[Figure scripts]
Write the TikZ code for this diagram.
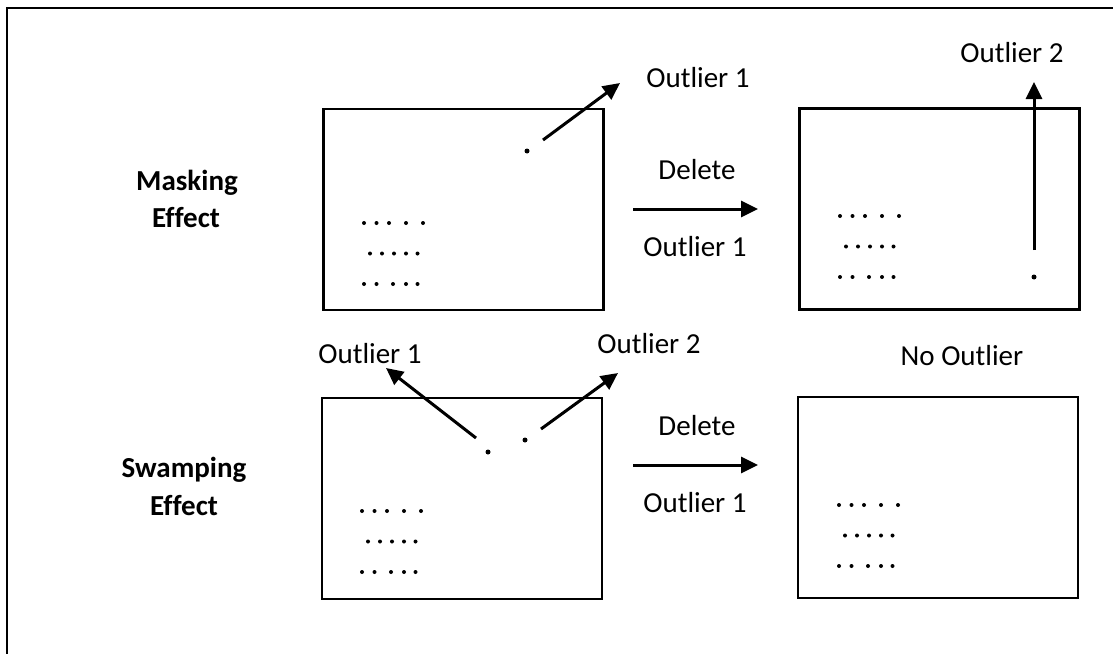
\documentclass[tikz,border=0pt]{standalone}
\usepackage{fontspec}
\setmainfont{Carlito}[Ligatures=NoCommon]
\usetikzlibrary{arrows.meta}
\newcommand\dotcluster[2]{%
  \foreach \dx in {0,12.5,25,42,59} \fill (#1+\dx,#2) circle (2pt);
  \foreach \dx in {6,18,30,42,53.5} \fill (#1+\dx,#2+30.5) circle (2pt);
  \foreach \dx in {0,12.5,29,42,53.5} \fill (#1+\dx,#2+61) circle (2pt);
}
\begin{document}
\begin{tikzpicture}[x=1pt,y=-1pt,
  box/.style={draw, line width=2.6pt, inner sep=0pt, minimum width=280pt, minimum height=201pt},
  lab/.style={font=\fontsize{29}{35}\selectfont, inner sep=0pt, anchor=base},
  blab/.style={font=\fontsize{29}{35}\selectfont\bfseries, inner sep=0pt, anchor=base},
  arr/.style={line width=3pt, -{Triangle[length=17pt,width=16pt]}},
  outdot/.style={circle, fill, inner sep=0pt, minimum size=5pt}]
\useasboundingbox (0,0) rectangle (1113,653);
% frame
\draw[line width=2.2pt] (1120,8) -- (7,8) -- (7,660);
% boxes
\node[box] (b1) at (463.5,209.5) {};
\node[box] (b2) at (939.5,209) {};
\node[box] (b3) at (462,498.5) {};
\node[box] (b4) at (938,497.5) {};
% clusters
\dotcluster{364}{223}
\dotcluster{840}{216}
\dotcluster{362}{511}
\dotcluster{839}{505}
% outlier dots
\node[outdot] (o1) at (527,151) {};
\node[outdot] (o2) at (1034,277) {};
\node[outdot] (o3) at (488,452) {};
\node[outdot] (o4) at (525,440) {};
% labels
\node[blab] (m1) at (187,190) {Masking};
\node[blab] (m2) at (186,227) {Effect};
\node[blab] (s1) at (184,477) {Swamping};
\node[blab] (s2) at (184,515) {Effect};
\node[lab] (t1) at (698,87) {Outlier 1};
\node[lab] (t2) at (1012,62) {Outlier 2};
\node[lab] (d1) at (697,179) {Delete};
\node[lab] (u1) at (695,256) {Outlier 1};
\node[lab] (t3) at (370,363) {Outlier 1};
\node[lab] (t4) at (649,353) {Outlier 2};
\node[lab] (t5) at (962,365) {No Outlier};
\node[lab] (d2) at (697,435) {Delete};
\node[lab] (u2) at (695,512) {Outlier 1};
% arrow coordinates
\coordinate (a1s) at (543,140); \coordinate (a1e) at (620,83);
\coordinate (a2s) at (1034,250); \coordinate (a2e) at (1034,82);
\coordinate (a3s) at (476,438); \coordinate (a3e) at (386,368);
\coordinate (a4s) at (541,429); \coordinate (a4e) at (618,373);
\coordinate (h1s) at (633,209); \coordinate (h1e) at (758,209);
\coordinate (h2s) at (633,465); \coordinate (h2e) at (758,465);
\draw[arr] (a1s) -- (a1e);
\draw[arr] (a2s) -- (a2e);
\draw[arr] (a3s) -- (a3e);
\draw[arr] (a4s) -- (a4e);
\draw[arr] (h1s) -- (h1e);
\draw[arr] (h2s) -- (h2e);
\end{tikzpicture}
\end{document}
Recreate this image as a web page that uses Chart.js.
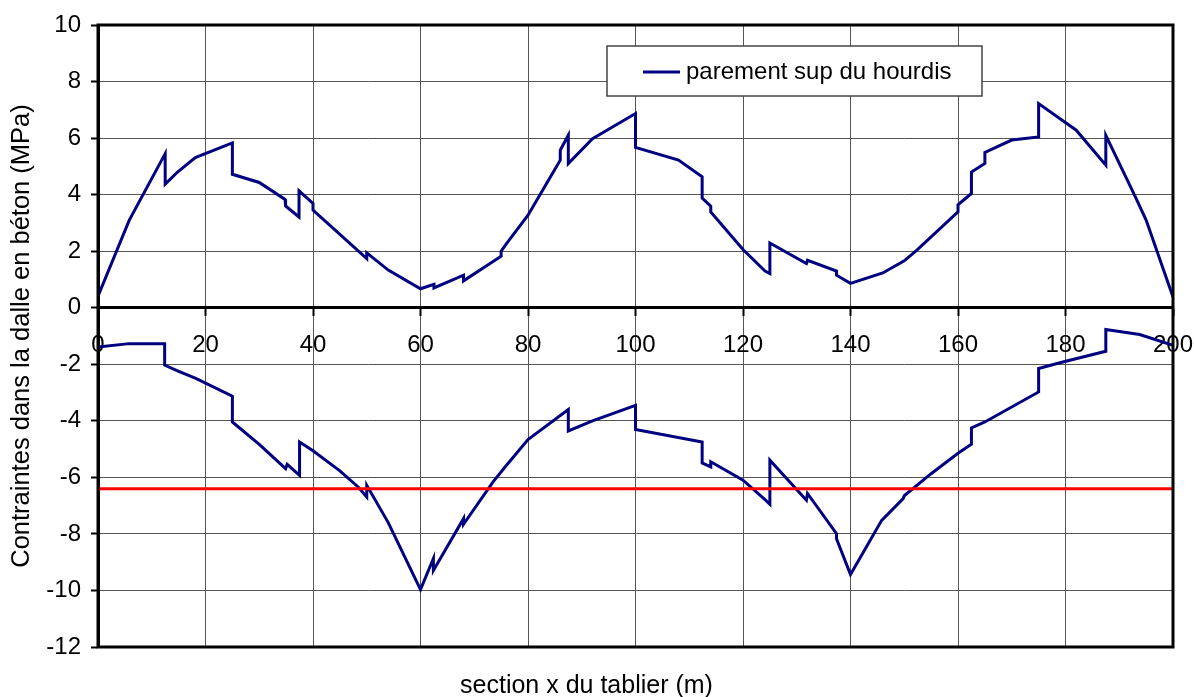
<!DOCTYPE html>
<html lang="fr">
<head>
<meta charset="utf-8">
<title>Contraintes dans la dalle</title>
<script src="https://cdn.jsdelivr.net/npm/chart.js@4.4.1/dist/chart.umd.min.js"></script>
<style>
  html, body { margin: 0; padding: 0; background: #fff; }
  #wrap { position: relative; width: 1194px; height: 697px; }
</style>
</head>
<body>
<div id="wrap"><canvas id="stressChart"></canvas></div>
<script>
/* ---------- Data: stresses along the deck (x in m, MPa) ---------- */
const xSup = [0, 5.8, 12.5, 12.5, 14.8, 18.1, 25, 25, 30, 34.8, 34.9, 37.4, 37.4, 40, 40, 50, 50, 54, 60, 62.5,
  62.5, 68, 68, 75, 75, 76, 80, 84, 86, 86, 87.5, 87.5, 92, 100, 100, 108, 112.4, 112.4, 114, 114,
  120, 124.1, 125, 125, 131.8, 132, 137.4, 137.4, 140, 146, 150, 152.3, 160, 160, 162.5, 162.5, 165, 165, 170, 175,
  175, 182, 187.5, 187.5, 193, 195, 200];
const ySup = [0.41, 3.09, 5.45, 4.37, 4.8, 5.31, 5.83, 4.72, 4.43, 3.83, 3.6, 3.21, 4.13, 3.69, 3.45, 1.74, 1.94, 1.33, 0.67, 0.83,
  0.7, 1.15, 0.95, 1.82, 2.0, 2.27, 3.27, 4.57, 5.22, 5.57, 6.1, 5.1, 5.98, 6.87, 5.67, 5.22, 4.63, 3.88, 3.59, 3.39,
  2.06, 1.3, 1.21, 2.29, 1.56, 1.68, 1.3, 1.15, 0.86, 1.23, 1.66, 2.03, 3.39, 3.64, 4.04, 4.8, 5.1, 5.49, 5.93, 6.04,
  7.22, 6.28, 5.04, 6.1, 3.92, 3.1, 0.38];

const xInf = [0, 5.8, 12.4, 12.4, 14.8, 18.2, 25, 25, 30, 34.9, 35.2, 37.5, 37.5, 40, 45, 48.4, 50, 50, 54, 60,
  62.4, 62.4, 68, 68, 73.5, 76, 80, 87.5, 87.5, 92, 100, 100, 112.4, 112.4, 114, 114, 120, 124.1, 125, 125,
  131.8, 132, 137.4, 137.4, 140, 145.8, 149.8, 150, 155, 160, 162.5, 162.5, 165, 175, 175, 179.5, 187.5, 187.5, 193.8, 200];
const yInf = [-1.39, -1.27, -1.27, -2.03, -2.23, -2.5, -3.13, -4.04, -4.83, -5.69, -5.54, -5.93, -4.75, -5.06, -5.77, -6.34, -6.69, -6.28, -7.6, -9.97,
  -8.87, -9.29, -7.46, -7.66, -6.16, -5.57, -4.66, -3.6, -4.36, -4.0, -3.45, -4.31, -4.75, -5.49, -5.63, -5.45, -6.1, -6.79, -6.95, -5.39,
  -6.81, -6.57, -7.99, -8.17, -9.44, -7.52, -6.75, -6.65, -5.87, -5.15, -4.83, -4.25, -4.04, -2.98, -2.15, -1.92, -1.54, -0.77, -0.95, -1.33];

// allowable compressive stress
const limitX = [0, 200];
const limitY = [-6.4, -6.4];

const xRange = [0, 200];
const yRange = [-12, 10];
const xStep = 20;
const yStep = 2;

const toPoints = (xs, ys) => xs.map((x, i) => ({ x, y: ys[i] }));

const FONT = "'Liberation Sans', Arial, sans-serif";
const NAVY = '#000080';

/* ---------- Plot frame + boxed legend inside the plot ---------- */
const framePlugin = {
  id: 'frame',
  afterDraw(chart) {
    const { ctx, chartArea: a } = chart;
    ctx.save();
    ctx.strokeStyle = '#000';
    ctx.lineWidth = 3;
    ctx.strokeRect(a.left, a.top, a.right - a.left, a.bottom - a.top);

    // legend box (first dataset only)
    const ds = chart.data.datasets[0];
    const bx = a.left + 509, by = a.top + 21, bw = 375, bh = 50;
    ctx.fillStyle = '#fff';
    ctx.fillRect(bx, by, bw, bh);
    ctx.strokeStyle = '#444';
    ctx.lineWidth = 1.5;
    ctx.strokeRect(bx, by, bw, bh);
    ctx.strokeStyle = ds.borderColor;
    ctx.lineWidth = 3;
    ctx.beginPath();
    ctx.moveTo(bx + 36, by + 26);
    ctx.lineTo(bx + 73, by + 26);
    ctx.stroke();
    ctx.fillStyle = '#000';
    ctx.font = `24px ${FONT}`;
    ctx.textBaseline = 'middle';
    ctx.fillText(ds.label, bx + 79, by + 26);
    ctx.restore();
  },
};

new Chart(document.getElementById('stressChart').getContext('2d'), {
  type: 'line',
  data: {
    datasets: [
      { label: 'parement sup du hourdis', data: toPoints(xSup, ySup), borderColor: NAVY, borderWidth: 3, pointRadius: 0, tension: 0, order: 2 },
      { label: 'parement inf du hourdis', data: toPoints(xInf, yInf), borderColor: NAVY, borderWidth: 3, pointRadius: 0, tension: 0, order: 1 },
      { label: 'limite', data: toPoints(limitX, limitY), borderColor: '#ff0000', borderWidth: 3, pointRadius: 0, tension: 0, order: 0 },
    ],
  },
  options: {
    responsive: true, maintainAspectRatio: false, animation: false,
    layout: { padding: { left: 0, right: 21, top: 25, bottom: 0 } },
    plugins: {
      legend: { display: false },
      tooltip: { enabled: false },
      title: {
        display: true, position: 'bottom', text: 'section x du tablier (m)',
        color: '#000', font: { family: FONT, size: 25, weight: 'normal', lineHeight: 0.88 },
        padding: { top: 28, bottom: 0 },
      },
    },
    scales: {
      x: {
        type: 'linear', min: xRange[0], max: xRange[1],
        position: { y: 0 },
        // end labels may overhang the frame, as on the original sheet
        afterFit: (scale) => { scale.paddingLeft = 0; scale.paddingRight = 0; },
        grid: { color: '#555', lineWidth: 1, tickLength: 7, tickColor: '#000', tickWidth: 2 },
        border: { color: '#000', width: 3 },
        ticks: { stepSize: xStep, autoSkip: false, maxRotation: 0, padding: 16, color: '#000', font: { family: FONT, size: 24 } },
      },
      y: {
        type: 'linear', min: yRange[0], max: yRange[1],
        afterFit: (scale) => { scale.width = 98; },
        grid: { color: '#555', lineWidth: 1, tickLength: 7, tickColor: '#000', tickWidth: 2 },
        border: { color: '#000', width: 3 },
        ticks: { stepSize: yStep, padding: 10, color: '#000', font: { family: FONT, size: 24 } },
        title: {
          display: true, text: 'Contraintes dans la dalle en béton (MPa)',
          color: '#000', font: { family: FONT, size: 25.5 }, padding: { top: 7, bottom: 0 },
        },
      },
    },
  },
  plugins: [framePlugin],
});
</script>
</body>
</html>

Directions →
Locate all lines in the listing above with the word "this". Copy them.

The response →
Write the TikZ code for this diagram.
Recreate this image as a web page that uses Chart.js.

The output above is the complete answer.